ここは沈黙が物事を語る場所の一つだと言われています。高い峰々、深い渓谷、透明な水の流れる川、松の間を通る道が、心安らぐ静かな村々へと導いてくれます。カンタビエハミランベル、プエルトミンガルボ、アリアガなどを訪れれば、それを実感できるでしょう。この地域の風景は、過去2億年の地球の歴史を反映しており、それを学ぶための道しるべとなるネットワークがあります。特に重要な天然記念物は、クリスタルデ・モノリス洞窟、オルガノス・デ・モントロ、そしてピタルケ川の誕生です。また、ユネスコの世界遺産に登録されているイベリア半島の地中海沿岸の岩絵の一部を形成する考古学遺跡も、いくつか見学できます。 

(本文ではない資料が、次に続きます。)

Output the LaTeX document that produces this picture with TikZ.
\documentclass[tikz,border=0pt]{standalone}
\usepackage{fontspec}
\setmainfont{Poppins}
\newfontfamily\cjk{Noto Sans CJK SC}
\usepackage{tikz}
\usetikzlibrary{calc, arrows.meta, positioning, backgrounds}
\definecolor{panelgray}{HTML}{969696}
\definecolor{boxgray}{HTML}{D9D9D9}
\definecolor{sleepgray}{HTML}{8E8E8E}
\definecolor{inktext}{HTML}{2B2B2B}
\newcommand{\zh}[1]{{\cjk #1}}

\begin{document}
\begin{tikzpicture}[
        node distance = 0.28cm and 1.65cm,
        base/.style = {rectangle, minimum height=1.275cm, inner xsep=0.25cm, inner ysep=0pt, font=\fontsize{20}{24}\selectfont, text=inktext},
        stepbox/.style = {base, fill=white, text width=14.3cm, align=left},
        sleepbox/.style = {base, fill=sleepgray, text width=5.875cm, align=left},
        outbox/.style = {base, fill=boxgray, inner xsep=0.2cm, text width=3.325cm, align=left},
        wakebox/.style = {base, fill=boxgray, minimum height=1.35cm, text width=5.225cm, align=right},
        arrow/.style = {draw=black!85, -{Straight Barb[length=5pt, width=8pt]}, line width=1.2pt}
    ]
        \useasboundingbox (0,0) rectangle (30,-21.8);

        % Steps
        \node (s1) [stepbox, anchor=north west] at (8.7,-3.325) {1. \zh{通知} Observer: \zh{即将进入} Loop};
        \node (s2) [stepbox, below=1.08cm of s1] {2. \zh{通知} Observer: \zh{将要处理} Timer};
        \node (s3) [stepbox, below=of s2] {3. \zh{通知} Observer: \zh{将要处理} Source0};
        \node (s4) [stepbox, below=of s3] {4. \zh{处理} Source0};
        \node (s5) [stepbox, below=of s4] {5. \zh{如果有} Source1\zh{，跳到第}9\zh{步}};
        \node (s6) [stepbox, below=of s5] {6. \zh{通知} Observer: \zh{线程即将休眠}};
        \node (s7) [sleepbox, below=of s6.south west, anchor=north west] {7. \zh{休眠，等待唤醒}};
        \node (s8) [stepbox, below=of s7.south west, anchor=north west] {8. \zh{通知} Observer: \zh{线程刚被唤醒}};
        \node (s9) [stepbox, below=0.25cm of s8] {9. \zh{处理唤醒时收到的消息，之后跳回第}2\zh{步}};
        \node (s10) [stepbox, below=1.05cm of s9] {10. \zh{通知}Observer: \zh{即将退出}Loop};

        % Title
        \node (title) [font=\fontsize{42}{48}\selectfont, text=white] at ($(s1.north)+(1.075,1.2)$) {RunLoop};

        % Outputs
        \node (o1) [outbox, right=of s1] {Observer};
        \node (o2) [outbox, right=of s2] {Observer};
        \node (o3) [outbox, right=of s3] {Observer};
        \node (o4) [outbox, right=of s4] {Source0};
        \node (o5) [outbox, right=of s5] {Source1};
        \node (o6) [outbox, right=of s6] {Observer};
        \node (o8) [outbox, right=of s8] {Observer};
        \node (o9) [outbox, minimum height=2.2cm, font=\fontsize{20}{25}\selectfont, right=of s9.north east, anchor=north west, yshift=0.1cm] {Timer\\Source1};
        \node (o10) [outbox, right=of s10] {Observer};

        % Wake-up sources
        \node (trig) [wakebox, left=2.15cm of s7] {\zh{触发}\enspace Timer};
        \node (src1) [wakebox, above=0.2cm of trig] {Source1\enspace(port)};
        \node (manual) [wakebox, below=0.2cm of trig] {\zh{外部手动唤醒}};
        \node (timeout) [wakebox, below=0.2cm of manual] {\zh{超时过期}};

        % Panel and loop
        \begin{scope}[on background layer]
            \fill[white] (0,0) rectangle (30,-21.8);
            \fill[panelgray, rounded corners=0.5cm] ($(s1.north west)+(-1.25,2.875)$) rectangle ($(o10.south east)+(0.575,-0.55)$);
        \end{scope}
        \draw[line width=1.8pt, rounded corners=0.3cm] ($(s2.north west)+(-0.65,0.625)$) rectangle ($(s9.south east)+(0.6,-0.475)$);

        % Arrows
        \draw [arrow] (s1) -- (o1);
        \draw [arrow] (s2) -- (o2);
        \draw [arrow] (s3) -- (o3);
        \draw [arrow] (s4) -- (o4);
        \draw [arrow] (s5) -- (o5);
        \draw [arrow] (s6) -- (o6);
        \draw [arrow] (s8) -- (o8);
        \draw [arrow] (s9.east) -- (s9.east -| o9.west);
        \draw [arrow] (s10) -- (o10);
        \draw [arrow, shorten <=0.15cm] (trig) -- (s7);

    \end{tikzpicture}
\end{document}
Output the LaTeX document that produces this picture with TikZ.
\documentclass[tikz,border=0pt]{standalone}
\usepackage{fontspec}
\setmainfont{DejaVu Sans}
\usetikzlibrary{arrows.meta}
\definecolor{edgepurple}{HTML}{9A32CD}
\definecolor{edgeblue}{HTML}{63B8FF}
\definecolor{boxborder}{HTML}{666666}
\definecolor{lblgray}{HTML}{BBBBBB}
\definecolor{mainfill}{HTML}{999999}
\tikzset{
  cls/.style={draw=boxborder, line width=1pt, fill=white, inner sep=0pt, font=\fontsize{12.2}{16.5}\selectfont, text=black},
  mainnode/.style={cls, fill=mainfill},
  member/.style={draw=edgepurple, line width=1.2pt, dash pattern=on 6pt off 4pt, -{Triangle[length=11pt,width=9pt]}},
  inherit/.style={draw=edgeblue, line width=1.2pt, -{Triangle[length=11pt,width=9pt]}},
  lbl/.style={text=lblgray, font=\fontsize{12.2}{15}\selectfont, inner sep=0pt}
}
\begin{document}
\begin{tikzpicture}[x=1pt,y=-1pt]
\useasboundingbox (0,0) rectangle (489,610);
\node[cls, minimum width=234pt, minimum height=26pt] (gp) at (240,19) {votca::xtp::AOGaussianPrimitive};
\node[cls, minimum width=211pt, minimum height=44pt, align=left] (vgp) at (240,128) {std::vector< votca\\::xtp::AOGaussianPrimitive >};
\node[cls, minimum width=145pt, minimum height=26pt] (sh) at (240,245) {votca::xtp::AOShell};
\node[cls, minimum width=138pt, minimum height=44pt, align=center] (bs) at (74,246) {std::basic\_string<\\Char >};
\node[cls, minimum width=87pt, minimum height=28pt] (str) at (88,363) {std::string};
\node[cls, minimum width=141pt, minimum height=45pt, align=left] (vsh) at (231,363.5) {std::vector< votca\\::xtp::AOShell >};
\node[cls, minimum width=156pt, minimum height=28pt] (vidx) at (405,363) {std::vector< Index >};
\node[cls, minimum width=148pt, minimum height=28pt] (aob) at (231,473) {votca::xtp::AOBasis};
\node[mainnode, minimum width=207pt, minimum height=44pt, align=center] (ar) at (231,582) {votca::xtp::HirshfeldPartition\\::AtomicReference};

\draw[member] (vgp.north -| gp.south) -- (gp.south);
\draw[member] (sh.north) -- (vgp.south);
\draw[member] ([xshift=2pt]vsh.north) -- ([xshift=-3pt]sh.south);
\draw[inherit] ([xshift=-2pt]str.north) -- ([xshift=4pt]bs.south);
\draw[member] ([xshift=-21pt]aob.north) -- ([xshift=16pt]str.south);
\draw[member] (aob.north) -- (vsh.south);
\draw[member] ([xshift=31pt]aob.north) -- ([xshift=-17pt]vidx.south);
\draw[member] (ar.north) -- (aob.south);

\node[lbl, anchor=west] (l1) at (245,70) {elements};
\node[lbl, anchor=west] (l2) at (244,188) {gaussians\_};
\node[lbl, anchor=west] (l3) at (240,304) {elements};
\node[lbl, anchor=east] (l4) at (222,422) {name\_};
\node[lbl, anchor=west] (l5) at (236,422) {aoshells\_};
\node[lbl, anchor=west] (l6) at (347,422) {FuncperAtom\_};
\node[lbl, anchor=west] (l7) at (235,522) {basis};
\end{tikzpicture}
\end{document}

テルエルのマエストラスゴのジオパークにあるオルガノス・デ・モントロ

ア・コルーニャ(ガリシア州)のカボ・オルテガル・ジオパーク

フェロル地域とオルテガル地域には、優れた地質学的遺産があります。 約800平方キロメートルの面積を誇るこの地域は、息をのむようなカペラダ山脈と、スペインの岬のうち2番目に北に位置するオルテガル岬で知られています。周囲には、3億5000万年前にローラシア超大陸とゴンドワナ超大陸が衝突して生まれた、多種多様な岩石や他に類を見ない起伏が存在します。有名な海食崖に加えて、深さ70キロメートル以上の地球のマントルに通常見られる地表の岩石を観察することもできます。この地域のもうひとつの特徴は鉱業の伝統です。モエチェという自治体に属する、ガリシア州最後の銅の地下採掘場であるピキート鉱山のように、見学可能な場所が数か所あります。

ガリシア州のオルテガル岬

カラトラバ火山ジオパーク、シウダ レアル (カスティージャ ラ マンチャ)

このジオパークはシウダ・レアル県の中央から南西にかけて伸びており、40の自治体にまたがる4,383平方キロメートルの面積を占めています。このジオパークは、約5億年にわたる地球上の火山活動の長く複雑な物語を伝えています。周囲には、アルクディア渓谷やマドロナ山脈、ラグーナ・デル・プラド自然保護区、ピエドラブエナ火山の天然記念物など、豊かで貴重な自然遺産に加えて、考古学遺跡、中世の城、歴史的な複合施設、宮殿など、同様に豊かで貴重な文化遺産があります。主な遺産のなかでも特に際立つのが、ユネスコの世界遺産に登録されているアルマデン鉱山の巨大な発掘現場や、プエルトジャノにある石炭紀の古生物学遺跡です。この並外れた遺産を見学するには、ジオパークによって認定された専門会社のツアーを利用します。ツアーでは、ジオサイトや保護地帯、文化的価値の高い場所を一つひとつ巡ります。